## Set task
Copy the data that follows exactly. Include no pictures.

## Supplied information
* * *

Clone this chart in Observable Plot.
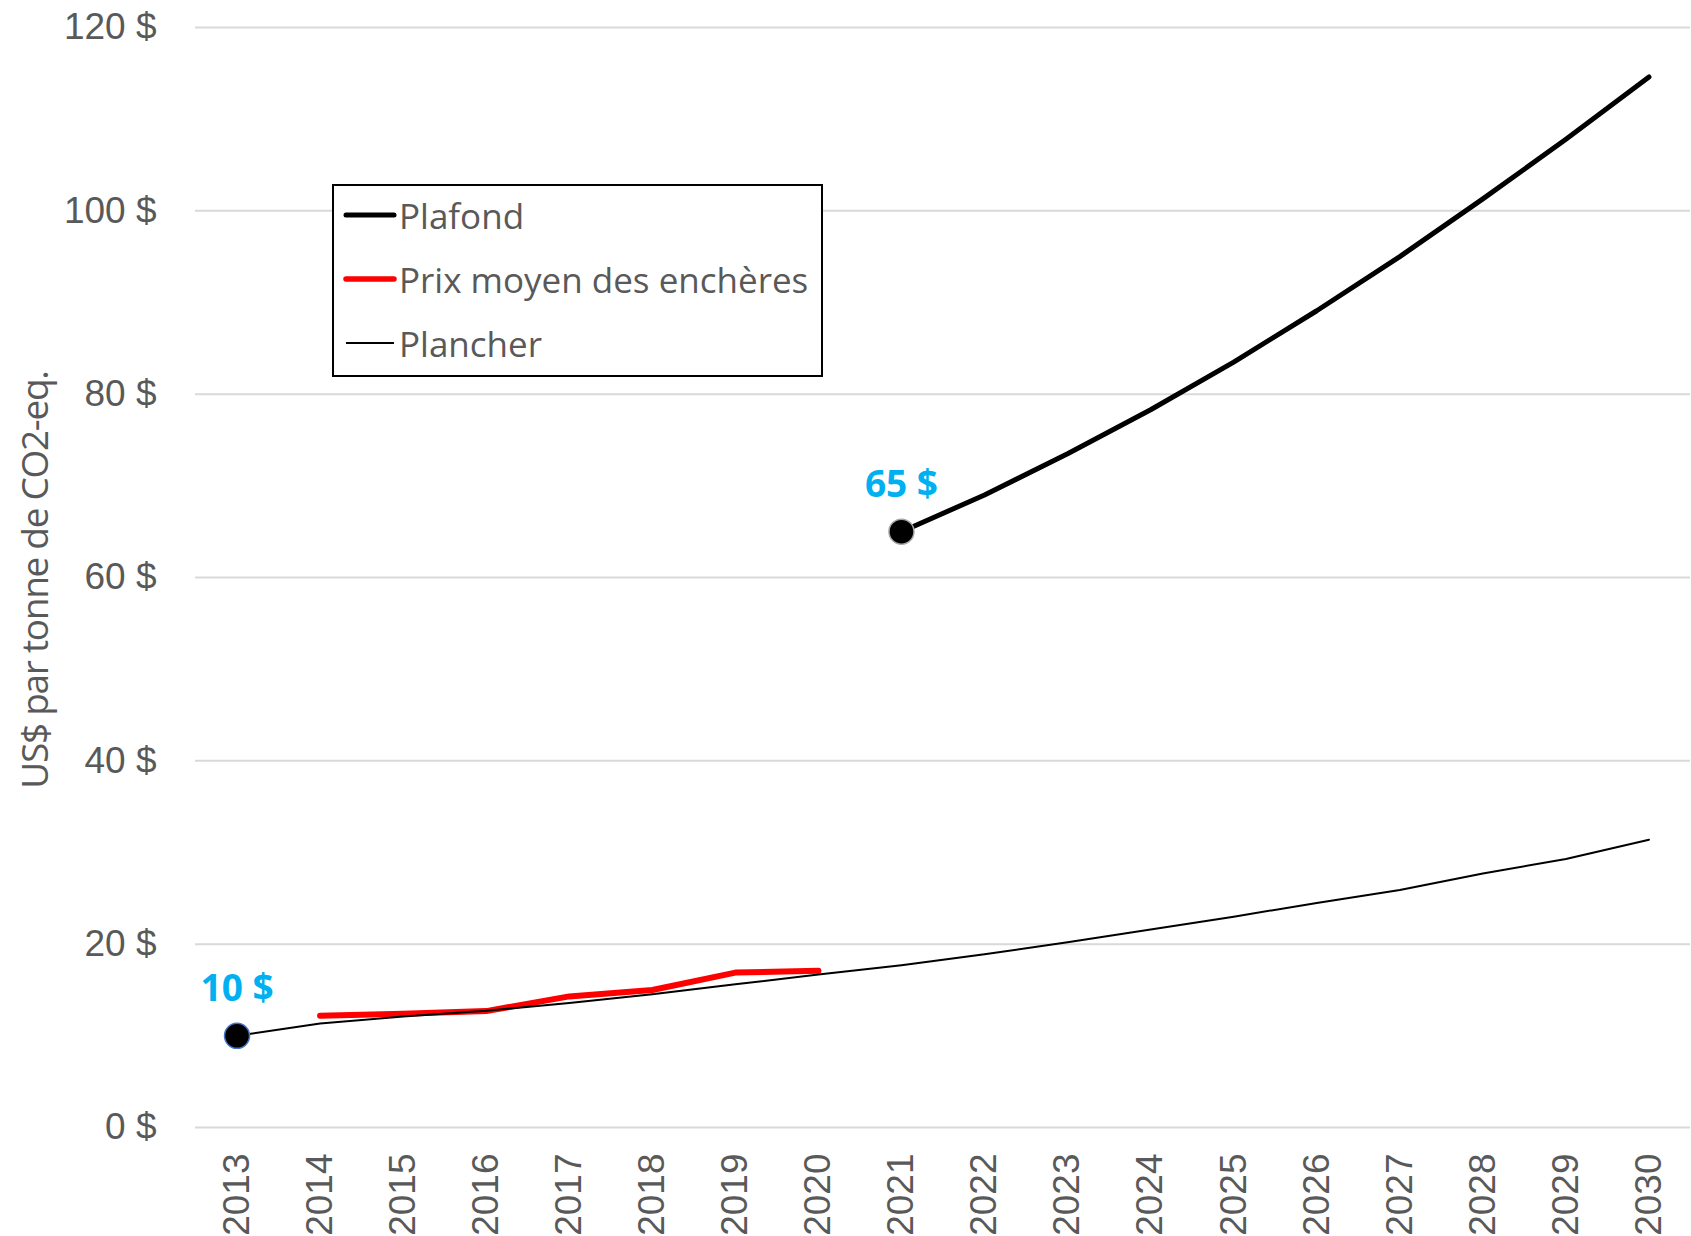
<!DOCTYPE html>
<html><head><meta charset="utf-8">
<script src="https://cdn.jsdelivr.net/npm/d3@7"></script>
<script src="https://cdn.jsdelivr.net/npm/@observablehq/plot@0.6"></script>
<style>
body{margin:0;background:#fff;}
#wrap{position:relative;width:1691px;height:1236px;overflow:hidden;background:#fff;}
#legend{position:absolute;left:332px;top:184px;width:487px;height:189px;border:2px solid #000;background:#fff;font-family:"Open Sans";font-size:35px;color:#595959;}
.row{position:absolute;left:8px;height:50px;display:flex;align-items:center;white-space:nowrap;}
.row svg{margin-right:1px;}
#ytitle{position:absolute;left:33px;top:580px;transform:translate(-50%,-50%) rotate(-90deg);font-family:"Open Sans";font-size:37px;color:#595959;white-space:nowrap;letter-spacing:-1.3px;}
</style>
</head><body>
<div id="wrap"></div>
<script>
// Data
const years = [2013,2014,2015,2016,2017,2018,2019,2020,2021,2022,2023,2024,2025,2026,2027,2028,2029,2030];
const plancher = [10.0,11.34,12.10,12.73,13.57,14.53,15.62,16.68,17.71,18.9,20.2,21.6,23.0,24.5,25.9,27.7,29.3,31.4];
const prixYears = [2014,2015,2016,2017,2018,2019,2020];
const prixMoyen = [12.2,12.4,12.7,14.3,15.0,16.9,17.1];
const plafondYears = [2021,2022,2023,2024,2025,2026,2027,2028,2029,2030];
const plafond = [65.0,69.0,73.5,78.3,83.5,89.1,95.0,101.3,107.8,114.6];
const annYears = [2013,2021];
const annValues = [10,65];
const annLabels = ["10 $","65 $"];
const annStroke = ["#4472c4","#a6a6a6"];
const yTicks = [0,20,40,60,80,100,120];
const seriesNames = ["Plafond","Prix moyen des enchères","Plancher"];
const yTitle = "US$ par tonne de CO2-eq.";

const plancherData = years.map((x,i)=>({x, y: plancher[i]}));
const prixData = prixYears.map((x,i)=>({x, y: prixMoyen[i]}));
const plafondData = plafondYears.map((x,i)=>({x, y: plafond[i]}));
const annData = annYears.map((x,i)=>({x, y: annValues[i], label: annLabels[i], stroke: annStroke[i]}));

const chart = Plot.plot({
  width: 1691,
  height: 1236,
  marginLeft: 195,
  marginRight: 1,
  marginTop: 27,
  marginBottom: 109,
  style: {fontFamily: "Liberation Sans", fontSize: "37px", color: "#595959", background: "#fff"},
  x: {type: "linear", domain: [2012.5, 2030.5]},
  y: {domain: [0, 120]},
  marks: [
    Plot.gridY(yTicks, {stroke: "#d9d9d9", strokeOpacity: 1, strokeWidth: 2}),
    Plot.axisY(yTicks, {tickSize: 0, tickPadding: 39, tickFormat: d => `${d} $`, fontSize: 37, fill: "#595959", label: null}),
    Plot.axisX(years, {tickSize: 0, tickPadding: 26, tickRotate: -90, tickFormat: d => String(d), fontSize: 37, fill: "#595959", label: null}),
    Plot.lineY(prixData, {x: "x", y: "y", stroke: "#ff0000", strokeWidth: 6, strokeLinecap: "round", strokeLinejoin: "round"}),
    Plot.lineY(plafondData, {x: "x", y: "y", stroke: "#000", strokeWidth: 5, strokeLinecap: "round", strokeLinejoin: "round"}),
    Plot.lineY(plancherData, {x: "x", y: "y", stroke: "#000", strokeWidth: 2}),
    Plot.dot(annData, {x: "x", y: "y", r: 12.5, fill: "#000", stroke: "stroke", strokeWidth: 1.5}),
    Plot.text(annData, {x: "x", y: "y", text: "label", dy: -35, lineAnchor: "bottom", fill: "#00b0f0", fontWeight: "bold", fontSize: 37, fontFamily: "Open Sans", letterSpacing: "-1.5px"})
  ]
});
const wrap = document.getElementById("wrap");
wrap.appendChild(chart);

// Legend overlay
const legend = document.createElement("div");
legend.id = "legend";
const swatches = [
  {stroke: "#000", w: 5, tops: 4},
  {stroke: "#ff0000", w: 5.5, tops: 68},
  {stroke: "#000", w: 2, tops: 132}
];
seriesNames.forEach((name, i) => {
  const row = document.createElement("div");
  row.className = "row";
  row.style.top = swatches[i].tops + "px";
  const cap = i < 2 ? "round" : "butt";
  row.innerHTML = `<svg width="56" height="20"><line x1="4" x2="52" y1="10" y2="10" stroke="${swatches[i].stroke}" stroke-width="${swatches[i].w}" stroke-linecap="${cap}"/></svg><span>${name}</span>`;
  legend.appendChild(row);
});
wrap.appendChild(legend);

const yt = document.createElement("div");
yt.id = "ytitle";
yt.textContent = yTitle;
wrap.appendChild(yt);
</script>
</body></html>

* * *

## Response
Clone this chart in Observable Plot.
<!DOCTYPE html>
<html><head><meta charset="utf-8">
<script src="https://cdn.jsdelivr.net/npm/d3@7"></script>
<script src="https://cdn.jsdelivr.net/npm/@observablehq/plot@0.6"></script>
<style>
body{margin:0;background:#fff;}
#wrap{position:relative;width:1691px;height:1236px;overflow:hidden;background:#fff;}
#legend{position:absolute;left:332px;top:184px;width:487px;height:189px;border:2px solid #000;background:#fff;font-family:"Open Sans";font-size:35px;color:#595959;}
.row{position:absolute;left:8px;height:50px;display:flex;align-items:center;white-space:nowrap;}
.row svg{margin-right:1px;}
#ytitle{position:absolute;left:33px;top:580px;transform:translate(-50%,-50%) rotate(-90deg);font-family:"Open Sans";font-size:37px;color:#595959;white-space:nowrap;letter-spacing:-1.3px;}
</style>
</head><body>
<div id="wrap"></div>
<script>
// Data
const years = [2013,2014,2015,2016,2017,2018,2019,2020,2021,2022,2023,2024,2025,2026,2027,2028,2029,2030];
const plancher = [10.0,11.34,12.10,12.73,13.57,14.53,15.62,16.68,17.71,18.9,20.2,21.6,23.0,24.5,25.9,27.7,29.3,31.4];
const prixYears = [2014,2015,2016,2017,2018,2019,2020];
const prixMoyen = [12.2,12.4,12.7,14.3,15.0,16.9,17.1];
const plafondYears = [2021,2022,2023,2024,2025,2026,2027,2028,2029,2030];
const plafond = [65.0,69.0,73.5,78.3,83.5,89.1,95.0,101.3,107.8,114.6];
const annYears = [2013,2021];
const annValues = [10,65];
const annLabels = ["10 $","65 $"];
const annStroke = ["#4472c4","#a6a6a6"];
const yTicks = [0,20,40,60,80,100,120];
const seriesNames = ["Plafond","Prix moyen des enchères","Plancher"];
const yTitle = "US$ par tonne de CO2-eq.";

const plancherData = years.map((x,i)=>({x, y: plancher[i]}));
const prixData = prixYears.map((x,i)=>({x, y: prixMoyen[i]}));
const plafondData = plafondYears.map((x,i)=>({x, y: plafond[i]}));
const annData = annYears.map((x,i)=>({x, y: annValues[i], label: annLabels[i], stroke: annStroke[i]}));

const chart = Plot.plot({
  width: 1691,
  height: 1236,
  marginLeft: 195,
  marginRight: 1,
  marginTop: 27,
  marginBottom: 109,
  style: {fontFamily: "Liberation Sans", fontSize: "37px", color: "#595959", background: "#fff"},
  x: {type: "linear", domain: [2012.5, 2030.5]},
  y: {domain: [0, 120]},
  marks: [
    Plot.gridY(yTicks, {stroke: "#d9d9d9", strokeOpacity: 1, strokeWidth: 2}),
    Plot.axisY(yTicks, {tickSize: 0, tickPadding: 39, tickFormat: d => `${d} $`, fontSize: 37, fill: "#595959", label: null}),
    Plot.axisX(years, {tickSize: 0, tickPadding: 26, tickRotate: -90, tickFormat: d => String(d), fontSize: 37, fill: "#595959", label: null}),
    Plot.lineY(prixData, {x: "x", y: "y", stroke: "#ff0000", strokeWidth: 6, strokeLinecap: "round", strokeLinejoin: "round"}),
    Plot.lineY(plafondData, {x: "x", y: "y", stroke: "#000", strokeWidth: 5, strokeLinecap: "round", strokeLinejoin: "round"}),
    Plot.lineY(plancherData, {x: "x", y: "y", stroke: "#000", strokeWidth: 2}),
    Plot.dot(annData, {x: "x", y: "y", r: 12.5, fill: "#000", stroke: "stroke", strokeWidth: 1.5}),
    Plot.text(annData, {x: "x", y: "y", text: "label", dy: -35, lineAnchor: "bottom", fill: "#00b0f0", fontWeight: "bold", fontSize: 37, fontFamily: "Open Sans", letterSpacing: "-1.5px"})
  ]
});
const wrap = document.getElementById("wrap");
wrap.appendChild(chart);

// Legend overlay
const legend = document.createElement("div");
legend.id = "legend";
const swatches = [
  {stroke: "#000", w: 5, tops: 4},
  {stroke: "#ff0000", w: 5.5, tops: 68},
  {stroke: "#000", w: 2, tops: 132}
];
seriesNames.forEach((name, i) => {
  const row = document.createElement("div");
  row.className = "row";
  row.style.top = swatches[i].tops + "px";
  const cap = i < 2 ? "round" : "butt";
  row.innerHTML = `<svg width="56" height="20"><line x1="4" x2="52" y1="10" y2="10" stroke="${swatches[i].stroke}" stroke-width="${swatches[i].w}" stroke-linecap="${cap}"/></svg><span>${name}</span>`;
  legend.appendChild(row);
});
wrap.appendChild(legend);

const yt = document.createElement("div");
yt.id = "ytitle";
yt.textContent = yTitle;
wrap.appendChild(yt);
</script>
</body></html>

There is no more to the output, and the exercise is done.